Présentez encore à Dieu l'éminente dignité de Marie et de tous les Apôtres, toutes les souffrances des martyrs, la profession ferme et glorieuse des confesseurs, la chaste pureté des vierges... Puis, vous vous présenterez devant Dieu et vous demeurerez là avec des sentiments d'action de grâces et de louange et avec un amour affectif[2]... Puis, en compagnie de vos sœurs, recevez le saint Sacrement avec une dévotion intérieure et un fervent désir... excitez en vous une faim et une soif spirituelles pour l'éternel aliment... Car Dieu fait naître cette faim dans nos puissances par sa grâce et par la pratique que nous en faisons ; et en venant habiter en nous, il rassasie l'essence même de notre âme.

4-2-Avoir faim du Saint-Sacrement

Ayez donc grande faim et soif de Dieu et il vous sera donné de connaître et de posséder le rassasiement dans votre essence...  Le Christ lui-même, à son tour vous prendra et consommera en lui... Cela c'est la vie éternelle... Vous devez aimer avec tant d'ardeur que la charité éternelle de Dieu vous étreigne de ses embrassements: ainsi deviendrez-vous un seul esprit et un seul amour avec Dieu... En recevant le Sacrement, c'est la chair et le sang du Christ, votre nature même, que vous recevez... Et vous recevez aussi l'âme vivante de Notre-Seigneur Jésus-Christ, avec tous ses mérites et toute sa gloire... Ainsi aimerez-vous Dieu de tout votre cœur, de toute votre âme et de tout votre esprit. Et c'est là le premier et le plus haut commandement de Dieu, le commencement et la fin de toute sainteté."  (Chapitre 3)

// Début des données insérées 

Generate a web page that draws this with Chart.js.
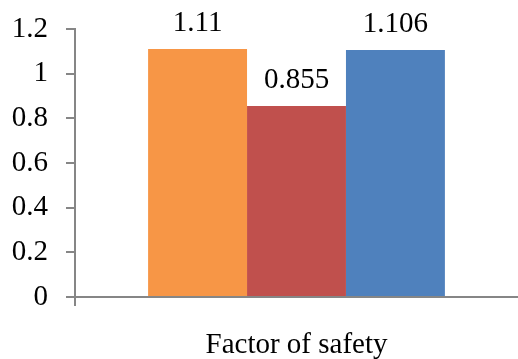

[1] Ruysbrœck pense certainement à la secte du Libre Esprit.
[2] C'est-à-dire un amour affectif, ressenti dans le cœur, qui naît de ce bienfait sans pareil, que l'on reçoit le corps et le sang du Christ. Puis, vient un amour raisonnable, ayant son siège dans l'âme, Enfin, il y a l'amour de l'esprit, ou amour purement spirituel, le plus élevé de tous. Ce sont ces trois amours qui font que l'on aime Dieu de tout son cœur, de toute son âme et de tout son esprit.